When Ray LaRanger is called in to restore or repair the stained-glass windows in a church, he taps into the techniques master craftsmen were employing in the 12th century. Back then, as now, stained-glass artisans carefully cut pieces of colored glass and fit them together to form patterns or pictures, which are held in place by strips of lead and sometimes also supported by a rigid frame.
Ray apprenticed at New York’s Greenland Studio, assisting in such projects as the fabrication of windows for Washington National Cathedral. “I was overworked and underpaid, and I loved it,” he says. His wife and business partner, Katharyn, had been a fabric designer, and she took classes on how to paint on glass and how to design for it.

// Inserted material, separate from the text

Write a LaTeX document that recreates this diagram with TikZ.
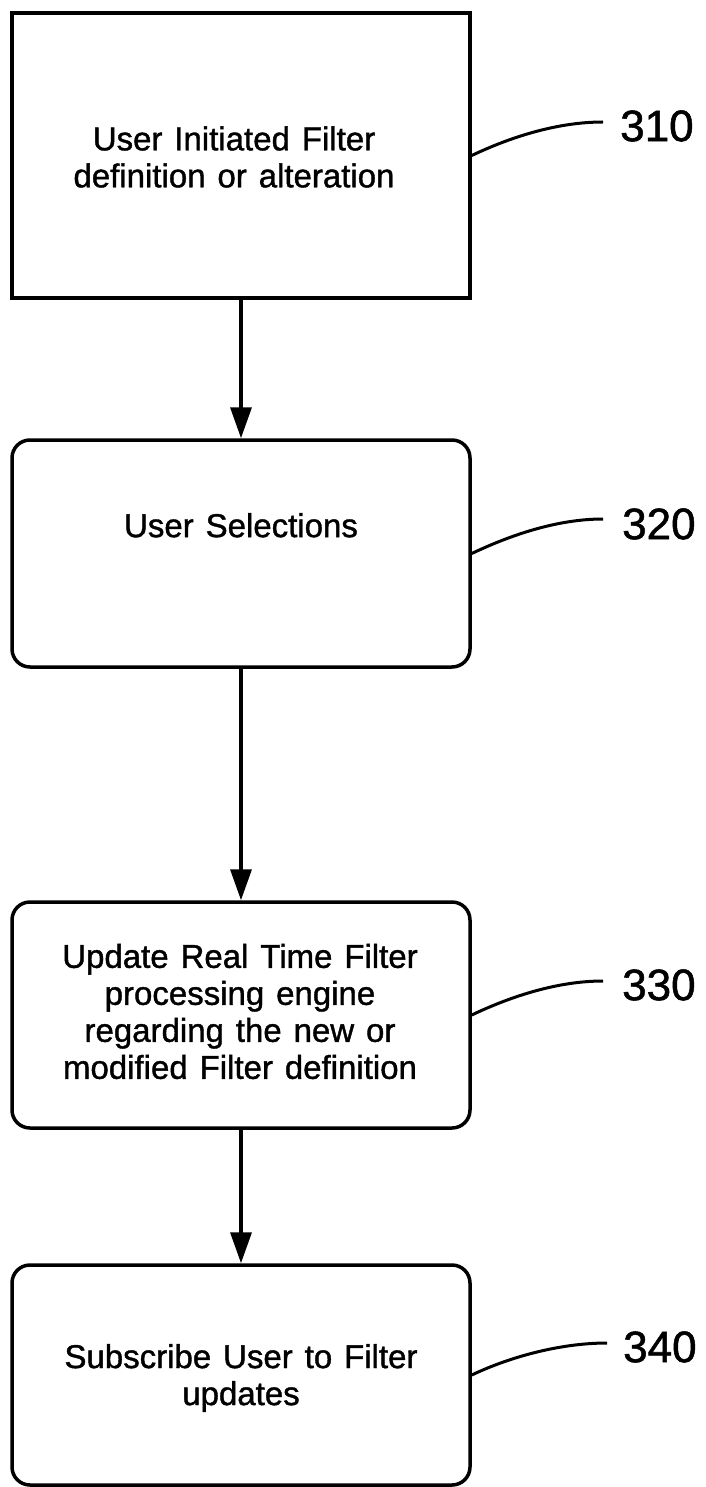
\documentclass[tikz,border=0pt]{standalone}
\usepackage{fontspec}
\setmainfont{Liberation Sans}[WordSpace=1.3,FakeBold=1.2]
\usetikzlibrary{arrows.meta}
\begin{document}
\begin{tikzpicture}[x=1pt,y=-1pt,
  box/.style={draw,line width=3.5pt,minimum width=458pt,inner sep=0pt},
  rbox/.style={box,rounded corners=18pt},
  txt/.style={align=center,inner sep=0pt,font=\fontsize{33}{37}\selectfont},
  lab/.style={anchor=west,inner sep=0pt,font=\fontsize{44}{44}\selectfont},
  flow/.style={line width=3.5pt,-{Triangle[width=21pt,length=31pt]}},
  lead/.style={line width=3pt}]
\useasboundingbox (0,0) rectangle (706,1487);
% boxes
\node[box,minimum height=285pt]  (b1) at (241,155.5) {};
\node[rbox,minimum height=227pt] (b2) at (241,553.5) {};
\node[rbox,minimum height=226pt] (b3) at (241,1015) {};
\node[rbox,minimum height=220pt] (b4) at (241,1375) {};
% texts
\node[txt] (t1) at (234,157) {User Initiated Filter\\definition or alteration};
\node[txt] (t2) at (241,525.3) {User Selections};
\node[txt] (t3) at (240,1011.5) {Update Real Time Filter\\processing engine\\regarding the new or\\modified Filter definition};
\node[txt] (t4) at (241,1378) {Subscribe User to Filter\\updates};
% labels
\node[lab] (l1) at (620,126) {310};
\node[lab] (l2) at (622,524) {320};
\node[lab] (l3) at (622,985) {330};
\node[lab] (l4) at (623,1347) {340};
% flow arrows
\draw[flow] (b1.south) -- (b2.north);
\draw[flow] (b2.south) -- (b3.north);
\draw[flow] (b3.south) -- (b4.north);
% leaders
\draw[lead] (b1.east) .. controls +(40,-19) and +(-45,0) .. ([xshift=-17pt,yshift=4pt]l1.west);
\draw[lead] (b2.east) .. controls +(40,-19) and +(-45,0) .. ([xshift=-19pt,yshift=5pt]l2.west);
\draw[lead] (b3.east) .. controls +(40,-19) and +(-45,0) .. ([xshift=-19pt,yshift=4pt]l3.west);
\draw[lead] (b4.east) .. controls +(40,-19) and +(-45,0) .. ([xshift=-16pt,yshift=4pt]l4.west);
\end{tikzpicture}
\end{document}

Shown: Teamwork is key for artisans Katharyn and Ray LaRanger, even during window installations.
Glass for Privacy and Beauty

At the LaRangers’ studio, in Carmel, New York, the couple specializes in museum-quality restorations as well as architectural glass for homes, offices, and religious buildings. “We work with very light tints and textures of glass that give you privacy as well as beauty,” says Ray. Prices vary, of course, but a 2-by-4-foot window starts at about $1,600.
Shown: In this Tudor-style window design, rondels—mouth-blown pieces of glass spun into circles—are set in diamonds.
Abstract Panel

The LaRangers, who’ve been working together for 36 years, are very much a smoothly running team, each one’s skills complementing the other’s. “And we have our business meetings at 7 p.m. with a bottle of wine,” says Ray, with a laugh. “That helps too.”
Detail from an abstract 18-inch-by-12-foot panel created for financial firm Morgan Stanley’s New York high-rise.